REQUIREMENTS =>
What do the lines from the top of the data through the line with "for (let y = 1867;" say? Quote them exactly and include both ends.

GIVEN INFORMATION =>

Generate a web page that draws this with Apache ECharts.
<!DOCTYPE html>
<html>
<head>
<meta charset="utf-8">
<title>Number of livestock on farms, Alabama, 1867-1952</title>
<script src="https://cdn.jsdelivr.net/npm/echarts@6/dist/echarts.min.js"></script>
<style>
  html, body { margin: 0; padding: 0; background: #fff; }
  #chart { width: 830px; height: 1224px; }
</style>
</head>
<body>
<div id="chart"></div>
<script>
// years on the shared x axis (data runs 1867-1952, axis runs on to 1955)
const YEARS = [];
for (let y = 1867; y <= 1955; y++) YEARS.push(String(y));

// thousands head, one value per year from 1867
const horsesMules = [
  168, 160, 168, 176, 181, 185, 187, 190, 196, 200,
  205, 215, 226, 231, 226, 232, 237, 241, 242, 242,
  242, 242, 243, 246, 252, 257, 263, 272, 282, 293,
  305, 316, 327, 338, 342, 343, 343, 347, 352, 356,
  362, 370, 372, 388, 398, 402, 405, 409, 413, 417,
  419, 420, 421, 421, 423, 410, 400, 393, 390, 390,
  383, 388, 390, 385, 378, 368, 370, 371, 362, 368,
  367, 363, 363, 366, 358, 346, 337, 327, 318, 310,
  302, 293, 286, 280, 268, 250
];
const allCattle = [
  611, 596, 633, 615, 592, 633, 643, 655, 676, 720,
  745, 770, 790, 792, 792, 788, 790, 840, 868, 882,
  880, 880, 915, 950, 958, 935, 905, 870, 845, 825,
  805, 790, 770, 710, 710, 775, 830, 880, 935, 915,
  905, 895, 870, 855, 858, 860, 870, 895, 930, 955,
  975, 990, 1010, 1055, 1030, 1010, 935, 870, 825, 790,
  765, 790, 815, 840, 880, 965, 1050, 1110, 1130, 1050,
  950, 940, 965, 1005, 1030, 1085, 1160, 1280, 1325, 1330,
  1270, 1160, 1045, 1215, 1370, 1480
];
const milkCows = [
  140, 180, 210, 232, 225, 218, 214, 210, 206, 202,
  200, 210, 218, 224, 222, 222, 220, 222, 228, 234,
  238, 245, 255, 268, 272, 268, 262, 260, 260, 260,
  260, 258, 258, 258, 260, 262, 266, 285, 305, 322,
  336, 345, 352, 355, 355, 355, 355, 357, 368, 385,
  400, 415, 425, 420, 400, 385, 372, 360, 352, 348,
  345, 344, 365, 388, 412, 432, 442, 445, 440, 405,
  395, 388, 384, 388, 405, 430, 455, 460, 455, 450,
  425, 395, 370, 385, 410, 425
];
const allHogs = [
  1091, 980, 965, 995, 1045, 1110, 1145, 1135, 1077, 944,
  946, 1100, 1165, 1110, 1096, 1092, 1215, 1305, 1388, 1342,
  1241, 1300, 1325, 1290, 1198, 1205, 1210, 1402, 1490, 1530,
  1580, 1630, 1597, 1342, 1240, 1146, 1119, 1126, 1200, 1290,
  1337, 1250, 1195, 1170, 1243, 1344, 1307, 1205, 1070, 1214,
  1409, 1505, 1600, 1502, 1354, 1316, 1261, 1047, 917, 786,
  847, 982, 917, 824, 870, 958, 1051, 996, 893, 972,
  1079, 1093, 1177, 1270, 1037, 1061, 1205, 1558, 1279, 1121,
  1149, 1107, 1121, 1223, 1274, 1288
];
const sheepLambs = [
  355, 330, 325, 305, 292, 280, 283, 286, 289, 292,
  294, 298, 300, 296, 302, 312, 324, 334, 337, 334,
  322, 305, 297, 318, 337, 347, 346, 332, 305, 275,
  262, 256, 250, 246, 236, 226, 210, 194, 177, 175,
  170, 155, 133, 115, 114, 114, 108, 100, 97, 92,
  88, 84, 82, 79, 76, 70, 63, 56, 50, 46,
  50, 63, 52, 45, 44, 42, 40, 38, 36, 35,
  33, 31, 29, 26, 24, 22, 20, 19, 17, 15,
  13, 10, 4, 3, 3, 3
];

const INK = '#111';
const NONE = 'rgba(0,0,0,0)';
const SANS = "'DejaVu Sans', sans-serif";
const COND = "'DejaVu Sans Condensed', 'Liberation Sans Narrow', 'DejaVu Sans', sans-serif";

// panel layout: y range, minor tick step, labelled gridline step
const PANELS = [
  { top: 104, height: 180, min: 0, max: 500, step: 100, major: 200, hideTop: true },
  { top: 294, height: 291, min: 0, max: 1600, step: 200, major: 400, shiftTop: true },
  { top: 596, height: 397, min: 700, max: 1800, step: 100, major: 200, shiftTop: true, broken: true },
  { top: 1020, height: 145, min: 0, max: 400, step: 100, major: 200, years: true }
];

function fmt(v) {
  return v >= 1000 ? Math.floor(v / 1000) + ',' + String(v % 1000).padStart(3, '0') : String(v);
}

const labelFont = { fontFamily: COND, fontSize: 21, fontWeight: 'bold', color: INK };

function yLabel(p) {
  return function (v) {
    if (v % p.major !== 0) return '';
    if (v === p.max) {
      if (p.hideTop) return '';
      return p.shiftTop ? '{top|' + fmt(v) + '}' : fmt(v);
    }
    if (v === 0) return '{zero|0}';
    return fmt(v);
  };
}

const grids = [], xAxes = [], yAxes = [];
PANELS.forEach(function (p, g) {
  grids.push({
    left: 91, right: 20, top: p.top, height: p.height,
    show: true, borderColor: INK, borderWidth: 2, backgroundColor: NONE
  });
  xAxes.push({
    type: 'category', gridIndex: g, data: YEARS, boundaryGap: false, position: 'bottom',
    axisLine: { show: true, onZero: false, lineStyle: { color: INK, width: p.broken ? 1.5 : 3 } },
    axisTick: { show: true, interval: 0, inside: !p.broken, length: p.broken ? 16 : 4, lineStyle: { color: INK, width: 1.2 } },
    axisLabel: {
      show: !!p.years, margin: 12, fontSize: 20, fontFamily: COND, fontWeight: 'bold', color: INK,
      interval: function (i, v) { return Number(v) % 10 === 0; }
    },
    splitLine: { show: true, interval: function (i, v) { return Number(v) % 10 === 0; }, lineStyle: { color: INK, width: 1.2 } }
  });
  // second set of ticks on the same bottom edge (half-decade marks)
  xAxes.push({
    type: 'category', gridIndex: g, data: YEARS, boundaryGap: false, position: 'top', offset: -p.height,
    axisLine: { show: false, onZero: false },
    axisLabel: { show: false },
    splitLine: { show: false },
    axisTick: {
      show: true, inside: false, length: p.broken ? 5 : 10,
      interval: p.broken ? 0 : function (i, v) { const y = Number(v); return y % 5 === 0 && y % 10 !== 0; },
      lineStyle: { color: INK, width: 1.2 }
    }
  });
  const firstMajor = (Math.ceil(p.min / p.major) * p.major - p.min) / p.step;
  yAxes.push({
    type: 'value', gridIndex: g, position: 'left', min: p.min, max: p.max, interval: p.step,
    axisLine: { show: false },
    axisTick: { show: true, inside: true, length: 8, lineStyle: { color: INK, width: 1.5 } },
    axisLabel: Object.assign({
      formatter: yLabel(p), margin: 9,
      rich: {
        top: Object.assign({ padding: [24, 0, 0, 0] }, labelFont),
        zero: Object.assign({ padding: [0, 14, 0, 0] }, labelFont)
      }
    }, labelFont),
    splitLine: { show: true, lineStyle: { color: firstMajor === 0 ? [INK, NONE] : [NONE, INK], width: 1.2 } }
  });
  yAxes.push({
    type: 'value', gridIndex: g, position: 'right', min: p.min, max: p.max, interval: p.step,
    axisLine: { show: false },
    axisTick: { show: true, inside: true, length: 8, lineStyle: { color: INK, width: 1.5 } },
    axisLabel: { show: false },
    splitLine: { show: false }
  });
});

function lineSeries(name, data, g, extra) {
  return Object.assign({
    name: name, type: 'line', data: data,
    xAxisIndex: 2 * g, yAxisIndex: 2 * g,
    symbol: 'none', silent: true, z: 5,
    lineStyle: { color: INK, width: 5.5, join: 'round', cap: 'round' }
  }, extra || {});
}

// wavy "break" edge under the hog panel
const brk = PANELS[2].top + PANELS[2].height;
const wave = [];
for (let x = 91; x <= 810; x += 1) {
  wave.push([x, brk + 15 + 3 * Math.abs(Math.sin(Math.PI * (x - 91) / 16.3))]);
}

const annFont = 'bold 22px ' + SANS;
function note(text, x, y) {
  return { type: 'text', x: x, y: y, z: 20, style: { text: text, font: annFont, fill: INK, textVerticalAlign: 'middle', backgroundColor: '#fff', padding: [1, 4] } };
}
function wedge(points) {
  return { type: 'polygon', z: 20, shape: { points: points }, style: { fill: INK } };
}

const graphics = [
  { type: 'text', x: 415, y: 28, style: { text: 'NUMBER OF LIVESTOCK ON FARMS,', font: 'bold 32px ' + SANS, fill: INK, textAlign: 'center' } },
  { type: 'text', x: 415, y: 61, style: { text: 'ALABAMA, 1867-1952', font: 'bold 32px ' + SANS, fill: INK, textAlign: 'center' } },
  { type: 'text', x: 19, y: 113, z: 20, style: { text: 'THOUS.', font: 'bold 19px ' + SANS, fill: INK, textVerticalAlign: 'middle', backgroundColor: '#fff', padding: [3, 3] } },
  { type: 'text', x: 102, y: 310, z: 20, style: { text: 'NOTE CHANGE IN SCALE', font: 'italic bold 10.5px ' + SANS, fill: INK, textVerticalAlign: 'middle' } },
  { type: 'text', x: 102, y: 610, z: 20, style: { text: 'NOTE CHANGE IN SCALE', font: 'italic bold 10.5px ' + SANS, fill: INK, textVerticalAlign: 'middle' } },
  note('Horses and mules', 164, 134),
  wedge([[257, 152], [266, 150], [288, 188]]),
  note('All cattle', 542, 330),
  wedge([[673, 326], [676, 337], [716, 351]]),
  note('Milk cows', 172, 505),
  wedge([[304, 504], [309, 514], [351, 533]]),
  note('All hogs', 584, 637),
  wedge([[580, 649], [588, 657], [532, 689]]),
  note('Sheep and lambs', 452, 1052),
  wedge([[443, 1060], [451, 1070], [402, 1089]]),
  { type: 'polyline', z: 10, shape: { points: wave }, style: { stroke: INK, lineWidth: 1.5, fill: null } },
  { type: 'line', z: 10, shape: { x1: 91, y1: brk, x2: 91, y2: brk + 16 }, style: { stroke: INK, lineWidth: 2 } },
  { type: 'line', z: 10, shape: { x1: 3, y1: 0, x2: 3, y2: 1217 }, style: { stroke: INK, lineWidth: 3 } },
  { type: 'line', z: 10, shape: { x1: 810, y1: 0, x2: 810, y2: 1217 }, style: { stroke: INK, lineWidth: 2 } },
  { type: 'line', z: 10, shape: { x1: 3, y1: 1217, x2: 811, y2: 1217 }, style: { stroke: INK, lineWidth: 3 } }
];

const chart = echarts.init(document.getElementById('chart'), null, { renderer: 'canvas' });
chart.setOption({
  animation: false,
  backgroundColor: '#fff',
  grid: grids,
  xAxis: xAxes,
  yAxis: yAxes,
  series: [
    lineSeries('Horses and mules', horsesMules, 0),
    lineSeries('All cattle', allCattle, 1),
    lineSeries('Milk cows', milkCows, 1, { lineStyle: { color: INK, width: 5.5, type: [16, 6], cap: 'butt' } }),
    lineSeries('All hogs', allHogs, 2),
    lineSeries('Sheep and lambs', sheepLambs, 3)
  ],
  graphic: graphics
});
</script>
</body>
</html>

RESPONSE TO THIS EXERCISE =>
Generate a web page that draws this with Apache ECharts.
<!DOCTYPE html>
<html>
<head>
<meta charset="utf-8">
<title>Number of livestock on farms, Alabama, 1867-1952</title>
<script src="https://cdn.jsdelivr.net/npm/echarts@6/dist/echarts.min.js"></script>
<style>
  html, body { margin: 0; padding: 0; background: #fff; }
  #chart { width: 830px; height: 1224px; }
</style>
</head>
<body>
<div id="chart"></div>
<script>
// years on the shared x axis (data runs 1867-1952, axis runs on to 1955)
const YEARS = [];
for (let y = 1867; y <= 1955; y++) YEARS.push(String(y));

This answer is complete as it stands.